January 09, 2018
Mumbai: Azim Premji University and Tata Trusts today jointly announced the findings and recommendations of a 3-year study, the Literacy Research in Indian Languages (LiRIL).
The research, which has important bearings for the country’s education policy, was conducted in two socio-economically disadvantaged regions – Yadgir block (Yadgir district, Karnataka) and Wada block, (Palghar district, Maharashtra) and followed 360 students per site as they moved from grades I to III from 2013 to 2016.
The LiRIL project deep dives into how young students are taught in early primary grades and how children learn reading and writing in two Indian languages—Kannada and Marathi. It documents the challenges faced by learners in this process. Through a variety of quantitative and qualitative data collected over a period of three years, including children’s performance on a variety of literacy tasks, classroom observations, teacher interviews, in-depth child studies, and curricular analyses, the project found that:
The scripts—Kannada and Marathi—like most Indian scripts– take several years to master. The number of symbols are extensive and complex. However, school curriculum and textbooks do not account for this.
Children perform poorly on tasks related to decoding the script. Word and passage reading are not automatic outcomes of learning to read the aksharas.
Comprehension and composition are not automatic outcomes of learning to decode the script. Even students who performed well on script-reading tasks, performed poorly on tasks assessing their understanding of what was read, and their ability to communicate ideas through writing.
Teachers are not specifically equipped to teach language and literacy. Most teachers in the sample did not possess clear understanding about aims and approaches to teaching early language and literacy, or ways to address specific student difficulties.
Amrita Patwardhan, Head- Education and Sports, Tata Trusts, said, “ It is widely known that children are not able to master strong foundational skills in literacy, despite completing primary schooling. Reasons behind student’s inability to read and write with understanding has not been studied and understood in Indian classrooms. LiRIL is first of its kind longitudinal research of literacy instruction and learning in Indian languages. Multi-pronged approach that looks at curriculum, teacher preparation and teaching learning processes helps uncover key gaps and makes specific recommendations that can inform practitioners and policy makers alike.”

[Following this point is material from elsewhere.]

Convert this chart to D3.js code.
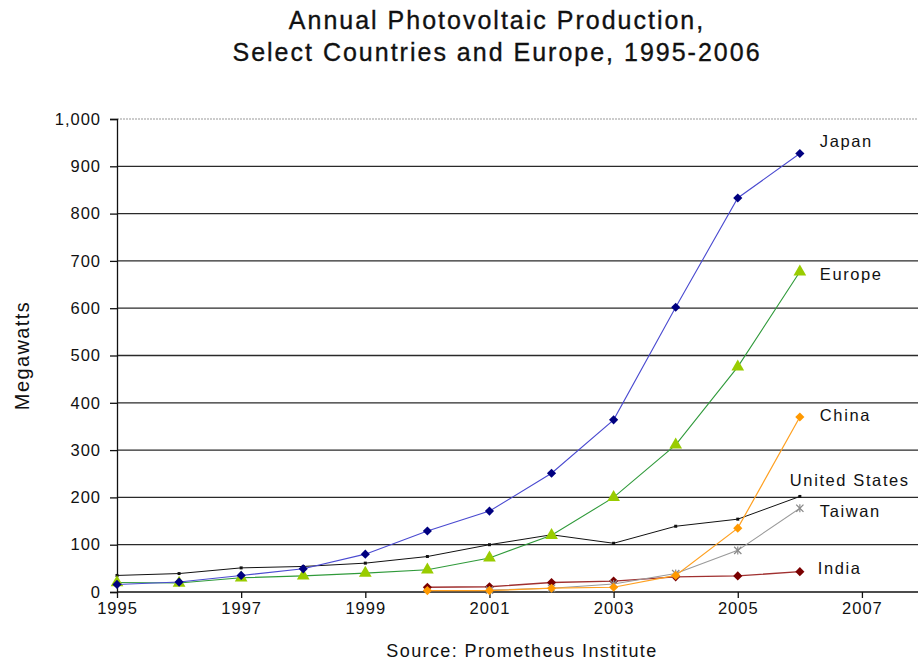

Professor Shailaja Menon, Principal Investigator of the LiRIL project said, “There is more to learning to read and write than meets the eye. We need to push our understandings about the specific contexts in which Indian children--especially, those from socioeconomically marginalized communities--learn to read and write. We need to have better understandings about the teaching and learning of Indian scripts. We need to have a vision of an appropriate early language and literacy curriculum- and see how the curricula we currently have measure up to our ideals. The LiRIL project tries to push the conversation beyond simply stating that many children in India fail to learn to read and write proficiently by analyzing reasons for the same. The findings from this project could help guide educational initiatives and policies, although it is only a small step in the larger journey that we need to undertake."
The LiRIL project endeavors to present answers on how curricular, pedagogical and teacher education reforms should be based on careful consideration of factors related to robust understanding of what helps children, at an early stage, in learning to read and write in diverse Indian contexts. Highlighting the need for early literacy, the research highlights select recommendations:
·Balanced approach to literacy –time and organization: At a minimum, 4 blocks of time are necessary to adequately support early reading and writing – Read Aloud Block; Phonics and Word Work; Guided Reading (where students practice reading passages/books at an appropriate level of difficulty); and Guided Writing (for compositional efforts).
·Teacher Education: Teachers should also be encouraged to develop themselves as readers and writers in order to teach in rich and meaningful ways to children. Supportive formats should be created for examining strong beliefs that many teachers hold about the capabilities of marginalized children and communities.
·Comprehensive Language and Literacy Classrooms: Curricula must focus simultaneously on a variety of language and literacy skills from the very earliest grades. Listening, speaking, reading and writing need to be taught in inter-related ways and used for communication, expression, analysis and discussion. Both higher order and lower order skills need to be nurtured together, from the very beginning.
·Children’s Literature and Read Alouds in the Classroom: Higher order meaning making can be supported by the presence of children’s literature in every school/classroom. Read Alouds of good books by teachers have been established in more literate societies as one of the most powerful formats for early language and literacy learning. Read Alouds are opportunities for listening and developing oral language; and if interspersed with discussions, become an opportunity to engage in meaning-making.